The actual artwork is a mixed affair. But the "show" takes you through oddball corners of Carkeek Park with a sculpture-seeking intent that's surprisingly satisfying — no matter what you find.
Guides to the 13 installations, all by local artists, can be picked up at Carkeek's Eddie McAbee Entrance on Northwest 100th Place, where the exhibit begins, or at Carkeek's Environmental Learning Center. The artists' mandate was to contemplate "art and nature in a world of change" through works "constructed of primarily natural materials ... designed to have minimal impact on the park."
The best pieces strike an ambiguous note, entwining the natural and unnatural with a punlike precision. Barbara De Pirro's "fungo plastica," nestled in tree-trunk hollows in Piper's Orchard, does just that. Her "fungo" resembles squat pinecone-like nuggets that, from a distance, might be some sort of honeycomb or hivelike structure.
Touch them, and you know you're dealing with balls of synthetic twine camouflaged to look as though they belong.
"Tree Wrap #2" by Gerry Stecca does something similar to "fungo plastica." It seems, from a distance, to be a dead tree trunk that has partly shed its bark. Walk up to it and you'll see that the lighter "barkless" portion is actually a veneer of interlocked clothespins closely hewing to the tree-trunk shape.
Several artists confine themselves entirely to natural materials, with striking results. "Visitor" by "branch artist" Julie Lindell is splendidly positioned in a meadow by the Environmental Learning Center.

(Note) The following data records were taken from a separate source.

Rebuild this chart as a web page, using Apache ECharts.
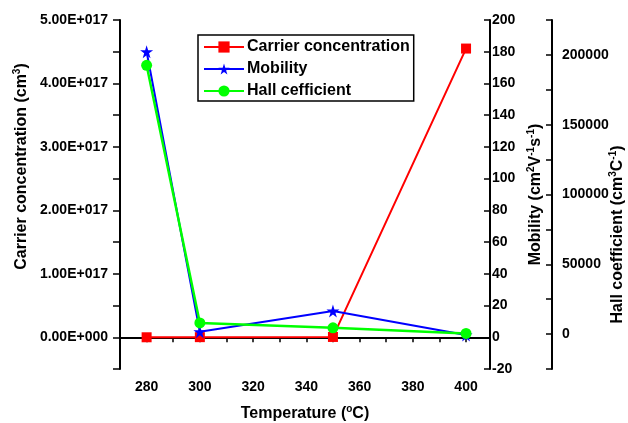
<!DOCTYPE html>
<html>
<head>
<meta charset="utf-8">
<script src="https://cdn.jsdelivr.net/npm/echarts@6/dist/echarts.min.js"></script>
<style>
  html, body { margin: 0; padding: 0; background: #fff; }
  #chart { width: 628px; height: 423px; }
</style>
</head>
<body>
<div id="chart"></div>
<script>
const temperature = [280, 300, 350, 400];
const carrierConc = [0, 0.002e17, 0.005e17, 4.55e17];
const mobility = [180, 3.5, 16.5, 1.5];
const hallCoef = [192500, 8000, 4500, 500];

const font = 'Liberation Sans, Arial, sans-serif';
const starPath = 'path://M50,0 L61,35 L98,35 L68,57 L79,91 L50,70 L21,91 L32,57 L2,35 L39,35 Z';

// superscript style used in the axis names
const supStyle = { fontSize: 10, fontWeight: 'bold', fontFamily: font, color: '#000', padding: [0, 0, 10, 0] };
const nameStyle = (pad) => ({
  fontSize: 16, fontWeight: 'bold', fontFamily: font, color: '#000',
  padding: pad, rich: { sup: supStyle }
});
const lbl = { fontSize: 14, fontWeight: 'bold', fontFamily: font, color: '#000' };
const axisLine = { show: true, lineStyle: { color: '#000', width: 2 } };

const pair = (x, y) => x.map((v, i) => [v, y[i]]);

const chart = echarts.init(document.getElementById('chart'));
chart.setOption({
  animation: false,
  grid: { left: 120, right: 138, top: 20, bottom: 54, outerBoundsMode: 'none', containLabel: false },
  legend: {
    orient: 'vertical',
    left: 198, top: 35,
    padding: [4, 4, 2, 5],
    itemWidth: 40, itemHeight: 14, itemGap: 6,
    borderColor: '#000', borderWidth: 1.5,
    backgroundColor: '#fff',
    textStyle: { fontSize: 16, fontWeight: 'bold', fontFamily: font, color: '#000', padding: [0, 0, 0, -2] },
    data: ['Carrier concentration', 'Mobility', 'Hall cefficient']
  },
  xAxis: {
    type: 'value', min: 270, max: 409, interval: 10,
    name: 'Temperature ({sup|o}C)',
    nameLocation: 'middle', nameGap: 35, nameMoveOverlap: false,
    nameTextStyle: nameStyle(0),
    axisLine: axisLine,
    axisTick: { show: true, inside: false, length: 5, lineStyle: { color: '#000', width: 1.5 } },
    axisLabel: { ...lbl, margin: 11, formatter: v => (v % 20 === 0 && v <= 400 ? v : '') },
    splitLine: { show: false }
  },
  yAxis: [{
    type: 'value', min: -0.5e17, max: 5e17, interval: 0.5e17,
    name: 'Carrier concentration (cm{sup|3})',
    nameLocation: 'middle', nameGap: 88, nameMoveOverlap: false,
    nameTextStyle: nameStyle([0, 0, 0, 56]),
    axisLine: axisLine,
    axisTick: { show: true, inside: false, length: 7, lineStyle: { color: '#000', width: 1.5 } },
    axisLabel: {
      ...lbl, margin: 12,
      formatter: v => {
        if (Math.round(v / 0.5e17) % 2 !== 0) return '';
        const [m, e] = v.toExponential(2).split('e');
        const n = parseInt(e, 10);
        return m + 'E' + (n < 0 ? '-' : '+') + String(Math.abs(n)).padStart(3, '0');
      }
    },
    splitLine: { show: false }
  }, {
    type: 'value', position: 'right', min: -20, max: 200, interval: 20,
    name: 'Mobility (cm{sup|2}V{sup|-1}s{sup|-1})',
    nameLocation: 'middle', nameGap: 36, nameMoveOverlap: false,
    nameTextStyle: nameStyle(0),
    axisLine: axisLine,
    axisTick: { show: true, inside: true, length: 6, lineStyle: { color: '#000', width: 1.5 } },
    axisLabel: { ...lbl, margin: 2 },
    splitLine: { show: false }
  }, {
    type: 'value', position: 'right', offset: 62, min: -25000, max: 225000, interval: 25000,
    name: 'Hall coefficient (cm{sup|3}C{sup|-1})',
    nameLocation: 'middle', nameGap: 56, nameMoveOverlap: false,
    nameTextStyle: nameStyle([0, 80, 0, 0]),
    axisLine: axisLine,
    axisTick: { show: true, inside: true, length: 6, lineStyle: { color: '#000', width: 1.5 } },
    axisLabel: { ...lbl, margin: 10, formatter: v => (v >= 0 && v % 50000 === 0 ? v : '') },
    splitLine: { show: false }
  }],
  series: [{
    name: 'Carrier concentration', type: 'line', yAxisIndex: 0,
    data: pair(temperature, carrierConc),
    symbol: 'rect', symbolSize: 10,
    lineStyle: { color: '#ff0000', width: 2 },
    itemStyle: { color: '#ff0000' }
  }, {
    name: 'Mobility', type: 'line', yAxisIndex: 1,
    data: pair(temperature, mobility),
    symbol: starPath, symbolSize: 13,
    lineStyle: { color: '#0000ff', width: 2 },
    itemStyle: { color: '#0000ff' }
  }, {
    name: 'Hall cefficient', type: 'line', yAxisIndex: 2,
    data: pair(temperature, hallCoef),
    symbol: 'circle', symbolSize: 11,
    lineStyle: { color: '#00ff00', width: 2.5 },
    itemStyle: { color: '#00ff00' }
  }]
});
</script>
</body>
</html>
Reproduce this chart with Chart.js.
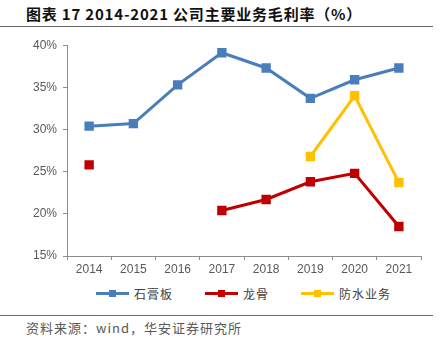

Intricate in shape — like a many-limbed hollow star — and big enough in scale to have a strong, spooky presence, it's a deadfall golem that might come to branch-clacking life if you chanted the right spell over it.
Stephen Rock and the Rock Brothers also use all-natural materials in "Executive Decision," consisting of four picnic tables under seeming aerial attack. One table surface is pierced by a chunky, pointed Douglas fir wedge, while landscaping boulders lance the others.
The artists' stated intent is to explore how "issues, once laid on a table, can hardly be ignored." The piece's blend of utility and violent whimsy merit permanent placement in Carkeek Park.
Aaron Haba's fanlike "Alto" — built of rope, twine and Holodiscus discolor (ocean spray) — is another perfect fit of artwork and setting: a sort of soft-sculpture answer to Isamu Noguchi's "Black Sun" in Volunteer Park.
Some works depend too heavily on artist explanation to have their intended impact. Meredith Hall and Vaughn Bell's "post-colony," for instance, consists of several tripods constructed from invasive plant species removed from the park. Nice idea — but without the artists' statement, the piece just looks something some bored kids put together.
Other pieces suffer from poor positioning or unimpressive scale. Miguel Edwards' "Que viva el Sol, La Vida Del Sol" is a fine, dynamic "broken sphere" depicting, the artist says, the mass and gaseous nature of the sun. But the sculpture feels almost shunted aside to a parking-lot side strip. It needs to be on a bluff somewhere, and five or 10 times the size it is, to have optimum impact.
Most park wanderers will have their own takes on what they discover among the streams and ravines of Carkeek Park. Put on your walking shoes, open your mind for an hour or two — and see what you can see.